It’s beautiful outside–windy and cloudy and because of that a little less infernally hot than it’s been the past few days. I’m a Florida native so I’m used to the heat, but it’s been unseasonably hot lately even for here. Steve is heading outside to mow (hopefully) before the rain comes. And then if the weather holds out he’ll grill the ribs I’ve been marinating all afternoon. How that wind is blowing right now, bending the grass right over and the palm fronds all slapping each other on the back like friends having fun. No droplets break the surface of the water, at least not yet. I hope they do later.

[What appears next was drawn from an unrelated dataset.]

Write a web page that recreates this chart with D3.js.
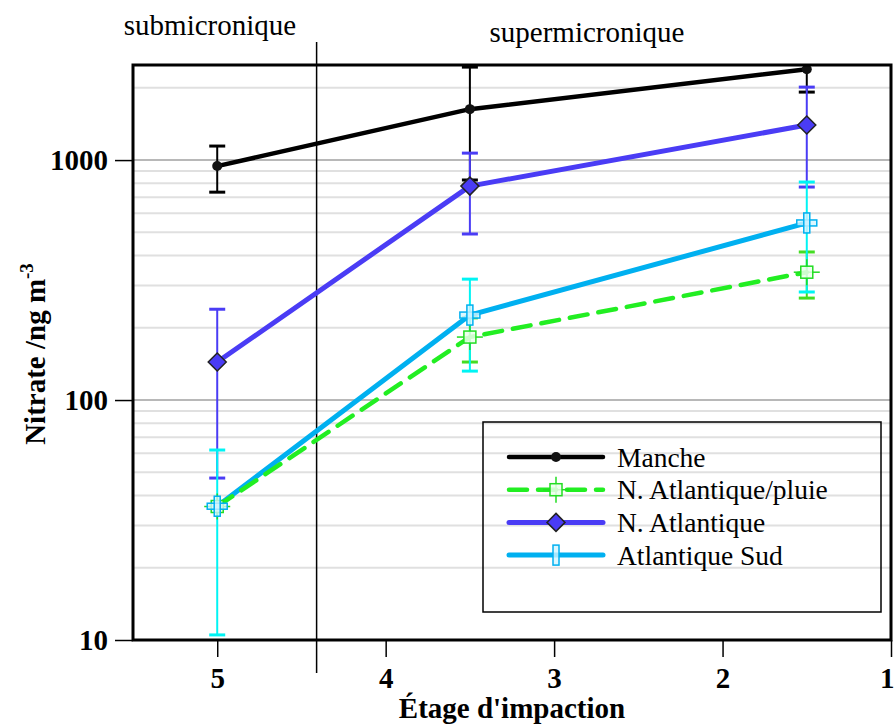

Judging by the stack of wood, I think the neighbors are building a new bridge over to the little island. They’ve been clearing growth from the lake’s edge and they took down the old one last week. They cleared the island, too, so I assume they’ll be wanting a way to get back over to it. Or they could just row over like the rest of us plain folk with weeds crowding our banks and docks.
I am blessed to have a very wise psychologist-to-be living in my house, and even more blessed that she is my daughter because she mixes tender daughter words with the more serious things she says to help me process what life is dishing out. I told her I don’t ever want her to feel like she has to help me with stuff, but she said she doesn’t mind. There is still so much I don’t say. I want her to live her own young, beautiful, happy life that doesn’t have to be quite so serious as mine. She will weather life better than I have. That was a parenting goal I think we met.

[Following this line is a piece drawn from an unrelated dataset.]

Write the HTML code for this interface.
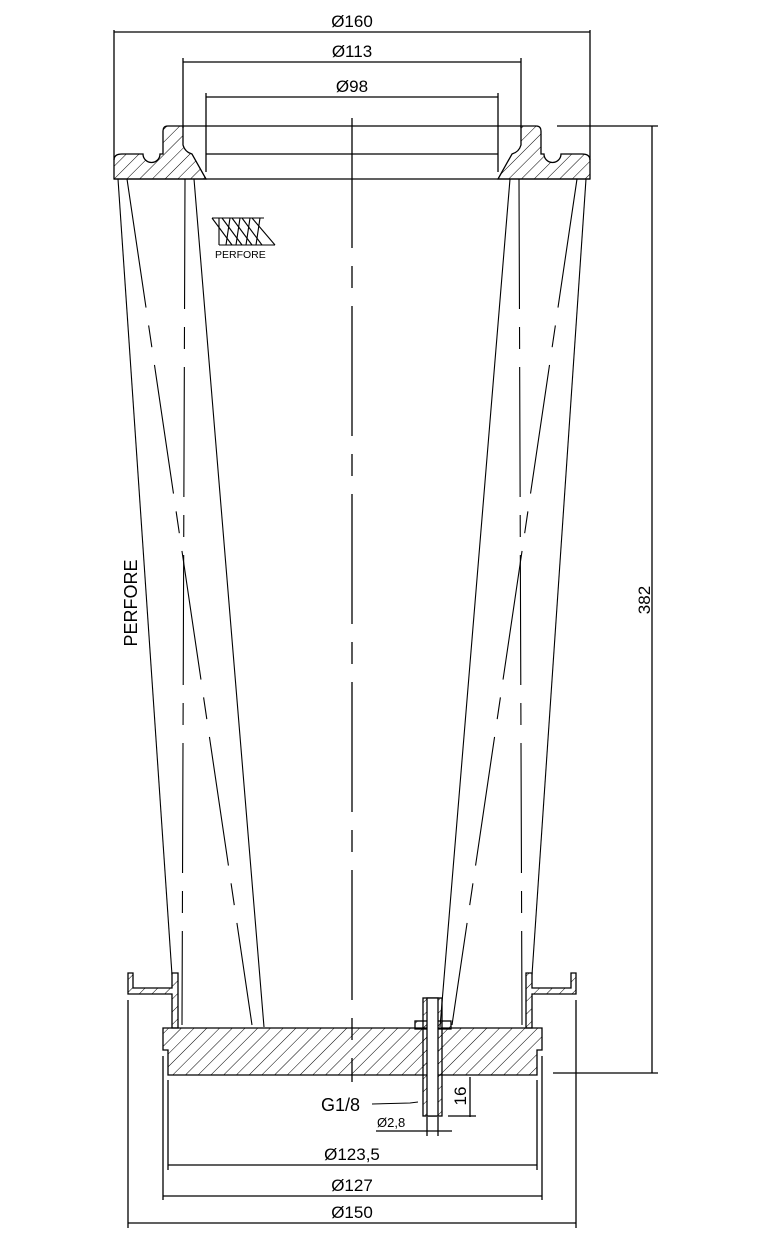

Thunder rumbles, and I quietly root for Steve out there pushing that mower down the bank and pulling it back up again and then making one row after another down the side of the yard. He’s pushing it faster trying to beat the rain while his yard shoes fill with bits of green. He’ll be watching closely for nearby lightning, and won’t be holding onto that metal mower bar once he sees a flash anywhere near. Lightning doesn’t play around in these parts.

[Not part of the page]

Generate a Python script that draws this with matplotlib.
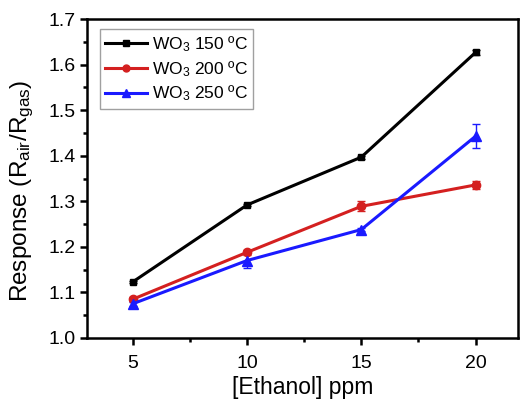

I was inspired to write today by Amber Haines and her post about wording the “reglar” of life. I loved that she spelled out how she pronounces it so I can hear it in her voice. That’s how I grew up saying it during the southeast Georgia years. I miss those days, sometimes a lot. They were more innocent times. Like Amber, we had chickens, housed in a big coop. I remember gathering eggs from those silky birds and being comforted by their familiar clucking as we sat in lawn chairs and shelled purple-hulls in metal pans propped on our laps. Nothing tasted so delicious as those peas, freshly shelled and cooked with big chunks of smoked ham and seasoned with salt and pepper and sweet onion with sliced just-picked bright red tomatoes alongside.
Raindrops plop rings into what I can see of the lake out the window, and I still hear the mower running till that man of mine thinks he should quit. I’m guessing he’s enjoying the coolness on his back, a welcome reprieve from the heat of summer. I’m off to make him a glass of sweet tea because I promised.